Group Your Documents by Stage, Not Type

If that central hub turns into a dumping ground, it won’t help you much. That’s where categorization earns its keep. For most people, it’s easiest to sort documents by transaction phase — pre-listing, active negotiation, inspection, appraisal, closing, and post-close. These aren’t just file names. They’re mental zones. When something feels off or you’re asked to produce a specific form, you’ll know where to look. This kind of structure doesn’t just reduce clutter. It also trains your brain to think in stages — exactly how the process unfolds. One look, one click, and you’re right where you need to be.

Make Organization an Automatic Habit

The biggest paperwork mistakes don’t come from laziness. They come from overload. Your mind hits capacity, your attention splinters, and something gets missed. That’s why it pays to implement small systems that reduce stress — simple checklists, categorized folders, or visual progress trackers that keep your brain from spinning out. These aren’t productivity hacks. They’re pressure valves. You don’t need to overhaul your personality. You just need a repeatable rhythm that turns chaos into choreography.

Don’t Waste Your Three-Day Buffer

Most buyers and sellers don’t realize they get a federally mandated buffer — a short pause to catch their breath before signing away their signature. The opportunity to use your closing review window wisely typically comes in the form of a Closing Disclosure three days before settlement. The mistake? Treating it like a formality. It’s not. It’s your last, best chance to find typos, surprises, or terms that don’t match what you were promised. Set aside time. Read it out loud. Question anything that makes your stomach turn. Don’t let anyone rush you past it. That pause exists for a reason.

Know What You’re Signing Before You Sign

Most people walk into closing without knowing what they’re about to sign — and then walk out unsure what they just did. The solution isn’t memorization. It’s familiarity. Take an hour before closing week to review every document you’ll sign at closing. You don’t need to understand every clause in legal detail — that’s what your agent and attorney are for — but you do need to recognize what each form is and why it matters. Seeing the HUD-1, deed of trust, or title affidavit ahead of time turns the final table from a gauntlet into a formality.

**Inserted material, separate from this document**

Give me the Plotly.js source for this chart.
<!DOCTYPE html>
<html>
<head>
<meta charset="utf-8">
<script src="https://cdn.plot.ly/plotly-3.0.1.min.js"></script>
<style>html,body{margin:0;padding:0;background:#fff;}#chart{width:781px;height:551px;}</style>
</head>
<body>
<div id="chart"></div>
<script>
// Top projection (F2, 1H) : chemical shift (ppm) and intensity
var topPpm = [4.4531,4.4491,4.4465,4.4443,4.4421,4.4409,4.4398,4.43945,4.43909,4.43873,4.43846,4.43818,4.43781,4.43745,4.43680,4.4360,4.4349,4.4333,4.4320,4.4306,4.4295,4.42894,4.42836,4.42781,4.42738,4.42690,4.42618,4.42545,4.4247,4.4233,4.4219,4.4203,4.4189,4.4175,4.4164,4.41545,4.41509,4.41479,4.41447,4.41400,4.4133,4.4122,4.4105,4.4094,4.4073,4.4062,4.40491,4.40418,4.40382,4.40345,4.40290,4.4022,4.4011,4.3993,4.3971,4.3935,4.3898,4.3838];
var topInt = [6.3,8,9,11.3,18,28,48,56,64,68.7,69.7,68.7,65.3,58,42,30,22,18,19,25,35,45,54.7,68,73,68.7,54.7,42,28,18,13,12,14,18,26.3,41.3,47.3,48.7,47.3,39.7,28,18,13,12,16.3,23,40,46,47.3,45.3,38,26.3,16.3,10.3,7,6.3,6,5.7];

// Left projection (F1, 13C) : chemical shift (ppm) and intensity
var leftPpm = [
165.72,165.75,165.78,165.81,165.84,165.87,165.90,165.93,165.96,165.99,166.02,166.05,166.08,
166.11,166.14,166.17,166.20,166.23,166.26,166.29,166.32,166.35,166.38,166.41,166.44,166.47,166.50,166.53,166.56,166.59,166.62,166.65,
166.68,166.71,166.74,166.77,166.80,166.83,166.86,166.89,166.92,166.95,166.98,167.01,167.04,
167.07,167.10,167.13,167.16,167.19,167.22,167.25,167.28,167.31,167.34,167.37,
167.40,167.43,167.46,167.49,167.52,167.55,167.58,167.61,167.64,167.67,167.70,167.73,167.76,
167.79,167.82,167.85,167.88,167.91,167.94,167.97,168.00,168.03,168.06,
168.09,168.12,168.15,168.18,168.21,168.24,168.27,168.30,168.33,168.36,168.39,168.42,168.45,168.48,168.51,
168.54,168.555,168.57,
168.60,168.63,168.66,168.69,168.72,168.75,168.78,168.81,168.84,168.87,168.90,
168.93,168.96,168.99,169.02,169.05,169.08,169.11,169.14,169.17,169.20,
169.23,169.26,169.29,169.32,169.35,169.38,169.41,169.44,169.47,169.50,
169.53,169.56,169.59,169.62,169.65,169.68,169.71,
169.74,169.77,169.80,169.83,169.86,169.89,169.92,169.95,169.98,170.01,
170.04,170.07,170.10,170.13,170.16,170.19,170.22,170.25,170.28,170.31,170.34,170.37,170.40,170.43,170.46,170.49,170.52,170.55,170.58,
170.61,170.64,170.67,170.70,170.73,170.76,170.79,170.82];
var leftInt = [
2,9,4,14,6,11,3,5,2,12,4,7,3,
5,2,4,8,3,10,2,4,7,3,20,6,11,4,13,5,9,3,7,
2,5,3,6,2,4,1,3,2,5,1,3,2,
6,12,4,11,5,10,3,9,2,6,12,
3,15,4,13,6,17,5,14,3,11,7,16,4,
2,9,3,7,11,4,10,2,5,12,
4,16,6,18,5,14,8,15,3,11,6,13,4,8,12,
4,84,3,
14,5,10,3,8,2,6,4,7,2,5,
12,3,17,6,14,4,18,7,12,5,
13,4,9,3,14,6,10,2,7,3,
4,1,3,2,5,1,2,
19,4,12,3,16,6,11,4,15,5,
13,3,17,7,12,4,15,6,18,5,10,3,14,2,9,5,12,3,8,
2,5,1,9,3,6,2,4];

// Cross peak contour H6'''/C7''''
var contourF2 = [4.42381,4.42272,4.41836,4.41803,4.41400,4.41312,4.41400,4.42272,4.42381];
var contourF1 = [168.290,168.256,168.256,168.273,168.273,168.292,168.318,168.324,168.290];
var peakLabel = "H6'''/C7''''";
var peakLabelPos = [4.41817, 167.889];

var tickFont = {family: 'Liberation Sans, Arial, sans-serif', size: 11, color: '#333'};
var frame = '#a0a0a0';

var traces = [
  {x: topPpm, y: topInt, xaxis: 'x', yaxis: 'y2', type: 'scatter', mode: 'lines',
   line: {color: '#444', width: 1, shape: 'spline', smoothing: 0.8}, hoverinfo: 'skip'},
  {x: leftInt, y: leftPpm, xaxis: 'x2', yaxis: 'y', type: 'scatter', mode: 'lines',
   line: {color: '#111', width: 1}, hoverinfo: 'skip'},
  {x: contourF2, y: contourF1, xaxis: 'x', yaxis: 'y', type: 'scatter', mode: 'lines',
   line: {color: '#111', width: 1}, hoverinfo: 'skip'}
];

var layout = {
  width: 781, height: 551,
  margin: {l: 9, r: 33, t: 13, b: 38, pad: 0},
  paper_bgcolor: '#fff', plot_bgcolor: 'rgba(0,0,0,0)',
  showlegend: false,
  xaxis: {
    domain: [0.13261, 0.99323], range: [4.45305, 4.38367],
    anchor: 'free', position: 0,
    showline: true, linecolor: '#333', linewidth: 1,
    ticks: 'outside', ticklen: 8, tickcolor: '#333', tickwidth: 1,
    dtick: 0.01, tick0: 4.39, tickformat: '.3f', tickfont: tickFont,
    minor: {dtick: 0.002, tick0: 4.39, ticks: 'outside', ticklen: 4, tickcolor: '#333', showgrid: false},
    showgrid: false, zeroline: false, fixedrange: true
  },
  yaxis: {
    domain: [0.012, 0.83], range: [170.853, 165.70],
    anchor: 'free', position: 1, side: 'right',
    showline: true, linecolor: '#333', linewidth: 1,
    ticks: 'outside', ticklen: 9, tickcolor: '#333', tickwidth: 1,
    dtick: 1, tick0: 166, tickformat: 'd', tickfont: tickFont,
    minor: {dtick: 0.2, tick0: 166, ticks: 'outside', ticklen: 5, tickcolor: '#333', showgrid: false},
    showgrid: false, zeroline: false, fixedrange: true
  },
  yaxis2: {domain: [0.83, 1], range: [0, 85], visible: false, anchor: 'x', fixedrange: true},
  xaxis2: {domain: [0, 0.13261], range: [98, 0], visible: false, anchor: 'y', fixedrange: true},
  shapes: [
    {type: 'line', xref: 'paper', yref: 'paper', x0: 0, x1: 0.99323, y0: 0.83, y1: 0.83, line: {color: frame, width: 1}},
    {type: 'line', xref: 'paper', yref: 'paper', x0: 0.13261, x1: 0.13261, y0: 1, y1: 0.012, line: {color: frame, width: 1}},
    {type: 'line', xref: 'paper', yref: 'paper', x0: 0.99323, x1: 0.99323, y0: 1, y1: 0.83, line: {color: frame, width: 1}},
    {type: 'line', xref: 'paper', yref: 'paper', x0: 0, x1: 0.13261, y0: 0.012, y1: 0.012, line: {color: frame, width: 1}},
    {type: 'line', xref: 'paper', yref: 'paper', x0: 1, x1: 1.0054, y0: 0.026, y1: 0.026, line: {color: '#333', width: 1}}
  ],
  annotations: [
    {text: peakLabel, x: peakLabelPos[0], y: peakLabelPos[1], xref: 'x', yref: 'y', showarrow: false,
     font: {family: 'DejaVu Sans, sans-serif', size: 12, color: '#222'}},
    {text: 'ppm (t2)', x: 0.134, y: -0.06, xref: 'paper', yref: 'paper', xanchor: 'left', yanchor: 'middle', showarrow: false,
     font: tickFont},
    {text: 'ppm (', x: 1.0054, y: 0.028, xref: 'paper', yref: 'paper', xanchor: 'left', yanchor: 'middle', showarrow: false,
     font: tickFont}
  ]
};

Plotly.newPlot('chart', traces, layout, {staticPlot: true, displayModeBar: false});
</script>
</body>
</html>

Treat Disclosures Like the Legal Documents They Are

If you’re selling, there’s one pile of paper you absolutely can’t improvise: disclosures. Depending on your state, you’ll need to document everything from mold to boundary lines. Don’t wait until the buyer’s agent calls your bluff. Start early and prepare your seller disclosure packet like it’s a professional deliverable. Use consistent language. Avoid guesswork. And resist the urge to fudge. Omissions now can become lawsuits later. If you’re unsure, ask. Your real estate agent isn’t just there for pricing — they’re also your best guide for what must be disclosed and how it should look.

Set Up Your Own Paperwork Insurance Policy

Every real estate transaction deserves a backup plan — especially when paperwork is involved. Lost forms, corrupted files, or misfired emails can stall progress and fray nerves. That’s why you should always maintain redundant copies securely. One version on your computer. One in the cloud. And if the stakes are high, one printed and stored in a fireproof box. Sound like overkill? It won’t when the title company asks for a signed disclosure you emailed three weeks ago and can’t find. Redundancy isn’t paranoia. It’s a practice.

You can’t eliminate the paperwork from a home sale or purchase. But you can stop it from owning you. Build a system before the storm hits. Label the stages, know your rights, and respect the review windows that protect your peace of mind. Treat every document like it matters — because it does. When the last form is signed and the keys change hands, you’ll know you didn’t just survive the process. You owned it.